On the second day of the launch, AMDev members held a workshop to share ideas and chart a path forward. The workshop was bookended with remarks by Thomas LeBlanc and Yvette Malcioln, the Chief and Deputy Chief of the USAID Office of Education.

 “What do we mean by ‘advanced manufacturing’?” asked George Westerman, GOI’s founder, as he led a discussion to clarify project focus. “It’s more than tech,” he later said. “It’s a redesign process. It’s people.”

Westerman emphasized that AMWDS, the USAID-funded project, would focus on the people of advanced manufacturing—on skills and ways of thinking.

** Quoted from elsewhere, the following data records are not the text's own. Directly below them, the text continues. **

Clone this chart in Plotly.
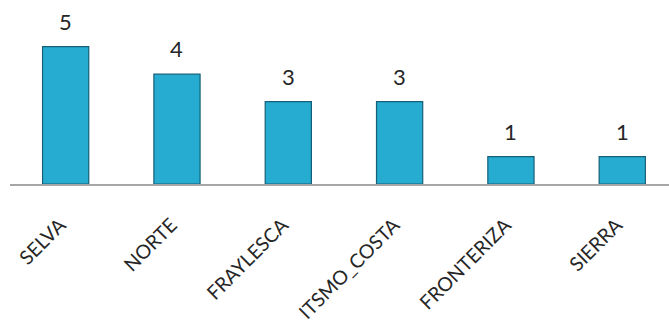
import plotly.graph_objects as go

regiones = ["SELVA", "NORTE", "FRAYLESCA", "ITSMO_COSTA", "FRONTERIZA", "SIERRA"]
conteos = [5, 4, 3, 3, 1, 1]

fig = go.Figure()
fig.add_trace(go.Bar(
    x=regiones,
    y=conteos,
    width=0.415,
    marker=dict(color="#26ACD0", line=dict(color="#155F78", width=1.2)),
    hoverinfo="skip",
))

# invisible carrier trace so the label axis (x2) gets drawn
fig.add_trace(go.Scatter(
    x=list(range(len(regiones))), y=conteos,
    xaxis="x2", yaxis="y",
    mode="markers", marker=dict(opacity=0),
    hoverinfo="skip", showlegend=False,
))

# value labels above each bar
for reg, val in zip(regiones, conteos):
    fig.add_annotation(
        x=reg, y=val, text=str(val), showarrow=False,
        yanchor="bottom", yshift=10,
        font=dict(family="Lato", size=22, color="#262626"),
    )

x_range = [-0.5, 5.42]
label_nudge = 0.05  # moves the slanted category labels slightly left

fig.update_layout(
    width=669, height=322,
    margin=dict(l=10, r=0, t=0, b=0),
    paper_bgcolor="white", plot_bgcolor="white",
    showlegend=False,
    xaxis=dict(
        type="category",
        range=x_range,
        showgrid=False,
        showline=True, linecolor="#A6A6A6", linewidth=1.5,
        ticks="", showticklabels=False,
        automargin=False,
    ),
    xaxis2=dict(
        overlaying="x", anchor="y", side="bottom",
        range=[x_range[0] + label_nudge, x_range[1] + label_nudge],
        tickmode="array",
        tickvals=list(range(len(regiones))),
        ticktext=regiones,
        showgrid=False, zeroline=False, showline=False,
        ticks="", tickangle=-45,
        ticklabelstandoff=25,
        tickfont=dict(family="Lato", size=19.5, color="#262626"),
        automargin=False,
    ),
    yaxis=dict(
        range=[0, 6.7],
        visible=False,
        domain=[1 - 184 / 322, 1],
    ),
)

fig.write_html("out.html")
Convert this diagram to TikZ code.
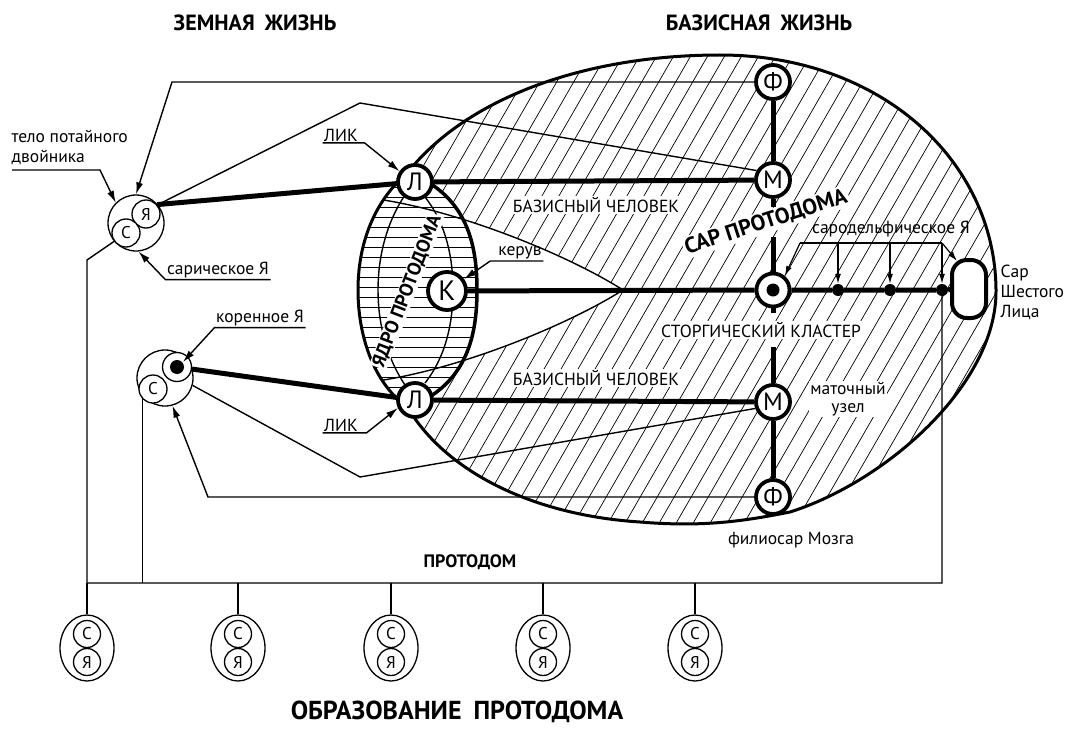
\documentclass[tikz,border=0pt]{standalone}
\usepackage{fontspec}
\setmainfont{PT Sans}
\usetikzlibrary{arrows.meta,shapes.geometric,calc}
\begin{document}
\begin{tikzpicture}[x=1pt,y=-1pt,
 lbl/.style={font=\fontsize{17.5}{20}\selectfont, inner sep=1.5pt},
 lblw/.style={lbl, fill=white},
 bigc/.style={circle, draw, line width=3.8pt, fill=white, minimum size=34pt, inner sep=0pt, font=\fontsize{25}{25}\selectfont},
 smc/.style={circle, draw, line width=1.3pt, fill=white, minimum size=28pt, inner sep=0pt, font=\fontsize{17}{17}\selectfont},
 dotn/.style={circle, fill, minimum size=12pt, inner sep=0pt},
 thickln/.style={line width=5pt},
 thinln/.style={line width=1.4pt},
 arr/.style={thinln, -{Latex[length=12pt,width=7pt]}},
 sarr/.style={line width=1.2pt, -{Latex[length=10pt,width=6pt]}},
 hatch/.style={line width=0.7pt},
 oval/.style={ellipse, draw, line width=1.3pt, minimum width=54pt, minimum height=66pt, inner sep=0pt},
 ttl/.style={font=\bfseries\fontsize{22}{22}\selectfont},
]
\useasboundingbox (0,0) rectangle (1075,733);

\def\eggpath{(408,172) .. controls (470,95) and (590,55) .. (720,55) .. controls (880,55) and (995,160) .. (996,290) .. controls (997,385) and (885,482) .. (790,512) .. controls (740,522) and (700,527) .. (640,522) .. controls (530,515) and (445,470) .. (408,408) .. controls (370,380) and (358,330) .. (358,290) .. controls (358,250) and (370,205) .. (408,172) -- cycle}
\def\lenspath{(408,172) .. controls (370,205) and (358,250) .. (358,290) .. controls (358,330) and (370,380) .. (408,408) .. controls (465,385) and (477,340) .. (477,290) .. controls (477,240) and (465,195) .. (408,172) -- cycle}
\def\wedgepath{(345,196) .. controls (430,199) and (560,250) .. (623,290) .. controls (560,330) and (430,381) .. (345,384)}

% hatching
\begin{scope}
 \clip \eggpath;
 \foreach \c in {-40,-23,...,900} \draw[hatch] (\c,733) -- ++(423,-733);
 \fill[white] \wedgepath -- cycle;
 \fill[white] \lenspath;
 \begin{scope}
  \clip \lenspath;
  \foreach \yy in {177,187,...,407} \draw[hatch] (340,\yy) -- (490,\yy);
 \end{scope}
 \draw[thinln] \wedgepath;
\end{scope}
\draw[thinln] (405,195) .. controls (385,225) and (378,260) .. (378,290) .. controls (378,320) and (385,355) .. (405,385);
\draw[thinln] (425,197) .. controls (447,225) and (453,260) .. (453,290) .. controls (453,320) and (447,355) .. (425,383);
\draw[line width=3pt] \eggpath;
\draw[line width=3.5pt] (408,408) .. controls (465,385) and (477,340) .. (477,290) .. controls (477,240) and (465,195) .. (408,172);

% nodes
\node[bigc] (F1) at (773,82) {Ф};
\node[bigc] (M1) at (773,180) {М};
\node[bigc] (L1) at (415,182) {Л};
\node[bigc] (L2) at (415,400) {Л};
\node[bigc] (M2) at (773,402) {М};
\node[bigc] (F2) at (773,497) {Ф};
\node[bigc, minimum size=38pt, font=\fontsize{28}{28}\selectfont] (K) at (447,291) {К};
\node[circle, draw, line width=3.8pt, fill=white, minimum size=33pt] (S) at (773,290) {};
\fill (S.center) circle (6.5);
\node[dotn] (d1) at (838,290) {};
\node[dotn] (d2) at (890,290) {};
\node[dotn] (d3) at (942,290) {};
\node[draw, line width=4pt, rounded corners=15pt, fill=white, minimum width=34pt, minimum height=58pt] (Sar) at (969,289) {};

\node[smc, minimum size=56pt] (G1) at (136,223) {};
\node[smc] (Ya1) at (146,214) {Я};
\node[smc] (C1) at (126,233) {С};
\node[smc, minimum size=56pt] (G2) at (165,378) {};
\node[smc, minimum size=29pt] (R2) at (177,367) {};
\fill (R2.center) circle (7);
\node[smc] (C2) at (153,389) {С};
\coordinate (R2dot) at (183,362);

\coordinate (bus) at (0,583);
\foreach \i/\xx in {1/87,2/238,3/391,4/543,5/695} {
 \node[oval] (O\i) at (\xx,648) {};
 \node[smc, minimum size=27pt] (Oc\i) at (\xx,634) {С};
 \node[smc, minimum size=27pt] (Oy\i) at (\xx,662) {Я};
 \draw[thinln] (O\i.north |- bus) -- (O\i.north);
}

% thick connectors
\draw[thickln] (F1) -- (M1);
\coordinate (v1) at (773,207);
\coordinate (v2) at (773,237);
\coordinate (v3) at (773,313);
\coordinate (v4) at (773,347);
\draw[thickln] (M1) -- (v1);
\draw[thickln] (v2) -- (S);
\draw[thickln] (S) -- (v3);
\draw[thickln] (v4) -- (M2);
\draw[thickln] (M2) -- (F2);
\draw[thickln] (L1) -- (M1);
\draw[thickln] (L2) -- (M2);
\draw[thickln] (K) -- (S);
\draw[thickln] (S) -- (d1) -- (d2) -- (d3) -- (Sar);
\draw[thickln] (Ya1.40) -- (L1);
\draw[thickln] (R2) -- (L2);

% thin connectors
\coordinate (k1) at (172,82);
\coordinate (k2) at (360,103);
\coordinate (k3) at (360,477);
\coordinate (k4) at (208,497);
\coordinate (k5) at (87,260);
\draw[arr] (F1.west) -- (k1) -- (G1.north);
\draw[thinln] (G1.40) -- (k2) -- (M1.150);
\draw[thinln] (G2.-15) -- (k3) -- (M2.200);
\draw[arr] (F2.west) -- (k4) -- (G2.-75);
\draw[thinln] (G1.220) -- (k5) -- (k5 |- bus) -- (d3 |- bus) -- (d3);
\draw[thinln] (C2.225) -- (C2.225 |- bus);

% labels with leaders
\node[lbl, align=left, anchor=west] (tpd) at (10,147) {тело потайного\\двойника};
\coordinate (tp1) at (12,170);
\coordinate (tp2) at (100,170);
\draw[arr] (tp1) -- (tp2) -- (G1.135);
\node[lbl] (sar) at (218,270) {сарическое Я};
\draw[arr] (sar.south east) -- (sar.south west) -- (G1.-85);
\node[lbl] (kor) at (260,318) {коренное Я};
\draw[arr] (kor.south east) -- (kor.south west) -- (R2dot);
\node[lbl] (lik1) at (341,135) {ЛИК};
\draw[arr] (lik1.south west) -- ++(42,0) -- (L1.145);
\node[lbl] (lik2) at (341,425) {ЛИК};
\draw[arr] (lik2.south west) -- ++(44,0) -- (L2.205);
\node[lbl] (kerub) at (520,253) {керув};
\draw[arr] (kerub.south east) -- ++(-53,0) -- (K.35);

\node[fill=white, inner sep=2pt, rotate=18, font=\bfseries\fontsize{22}{22}\selectfont] (sarp) at (766,222) {САР ПРОТОДОМА};
\node[fill=white, inner sep=1pt, rotate=69, font=\bfseries\fontsize{19}{19}\selectfont] (yadro) at (407,291) {ЯДРО ПРОТОДОМА};

\node[lbl] (sdl) at (891,229) {сародельфическое Я};
\coordinate (br1) at (800,243);
\coordinate (br2) at (942,243);
\draw[thinln] (br1) -- (br2);
\draw[sarr] (br1) -- (S.50);
\draw[sarr] (d1 |- br1) -- (d1.north);
\draw[sarr] (d2 |- br1) -- (d2.north);
\draw[sarr] (br2) -- (d3.north);
\draw[sarr] (br2) -- ($(Sar.north west)+(7,3)$);

\node[lblw] (bc1) at (596,205) {БАЗИСНЫЙ ЧЕЛОВЕК};
\node[lblw] (bc2) at (596,378) {БАЗИСНЫЙ ЧЕЛОВЕК};
\node[lblw] (stk) at (761,330) {СТОРГИЧЕСКИЙ КЛАСТЕР};
\node[lblw, align=center, font=\fontsize{17.5}{18}\selectfont] (mu) at (848,399) {маточный\\узел};
\node[lbl] (fm) at (791,540) {филиосар Мозга};
\node[lbl, align=left, anchor=west, font=\fontsize{17.5}{20}\selectfont] (ssl) at (999,292) {Сар\\Шестого\\Лица};

\node[ttl] (t1) at (255,23) {ЗЕМНАЯ\hspace{10pt}ЖИЗНЬ};
\node[ttl] (t2) at (759,23) {БАЗИСНАЯ\hspace{10pt}ЖИЗНЬ};
\node[ttl, font=\bfseries\fontsize{18}{18}\selectfont] (pd) at (470,562) {ПРОТОДОМ};
\node[ttl, font=\bfseries\fontsize{26}{26}\selectfont] (t3) at (457,712) {ОБРАЗОВАНИЕ\hspace{12pt}ПРОТОДОМА};
\end{tikzpicture}
\end{document}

Westerman added that AMWDS would build advanced manufacturing capabilities, which he distinguished from industry 4.0.

To develop training programs in the Philippines, Westerman offered a trans-pacific vision, drawing on his experience with MassBridge—a project to develop advanced manufacturing programs in Massachusetts—as a model. That project had identified skills and educational needs that span advanced manufacturing across the globe.

Other speakers at the workshop gave data on the economy and skills needs of the Philippines. An economic powerhouse in the country, manufacturing in the Philippines exported goods amounting to 78.8 billion USD in 2022, said Danilo Lachica, Chief of Party for AMDev.

Gonzalo Serafica, Executive Director of CiSTEM, an offshoot of the Unilab Foundation, showed initial data from an AMDev survey of manufacturers. The survey identified must-have skills for junior personnel, including supply chain integration and data analytics. The survey found too that employers in the Philippines believe workers “need extensive improvement” in “enabling competencies,” like self-management and adaptability.

Together, the launch ceremony and workshop “created cohesion and momentum for the USAID project,” said Westerman. “We are proud of these events.”